Em setembro de 1915, motivado pela morte dos irmãos Otacília, Leonor e Clodoaldo e do sobrinho Heleno, vitimados pela epidemia de peste bubônica, volta para o Nordeste, fixando-se junto ao pai, que era comerciante em Palmeira dos Índios, Alagoas. Neste mesmo ano casou-se com Maria Augusta de Barros, que morreu em 1920, deixando-lhe quatro filhos.

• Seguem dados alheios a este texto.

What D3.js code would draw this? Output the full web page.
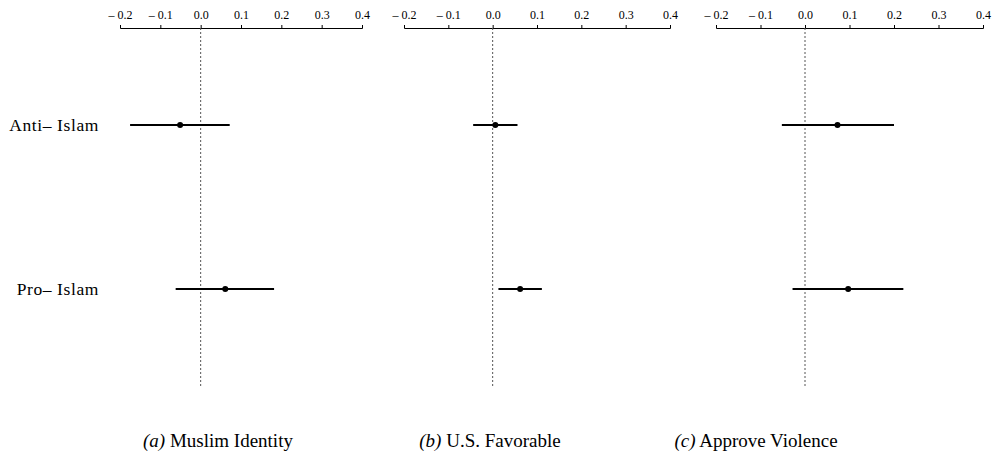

Foi eleito prefeito de Palmeira dos Índios em 1927, tomando posse no ano seguinte. Apoiado pelo governador do estado e impulsionado por ser um nome de fora da política, foi eleito em um pleito de uma candidatura só. Ficou no cargo por dois anos, renunciando a 10 de abril de 1930. Segundo uma das autodescrições, "Quando prefeito de uma cidade do interior, soltava os presos para construírem estradas." Os relatórios da prefeitura que escreveu nesse período chamaram a atenção de Augusto Frederico Schmidt, editor carioca que o animou a publicar Caetés (1933).
Entre 1930 e 1936. viveu em Maceió, trabalhando como diretor da Imprensa Oficial, professor e diretor da Instrução Pública do estado. Em 1934, havia publicado São Bernardo, e quando se preparava para publicar o próximo livro, foi preso após a Intentona Comunista de 1935. Foi levado para o Rio de Janeiro e ficou preso por onze meses, sendo liberado sem ter sido acusado de nada ou julgado. Em Memórias do Cárcere recorda a prisão que sofrera seis anos antes.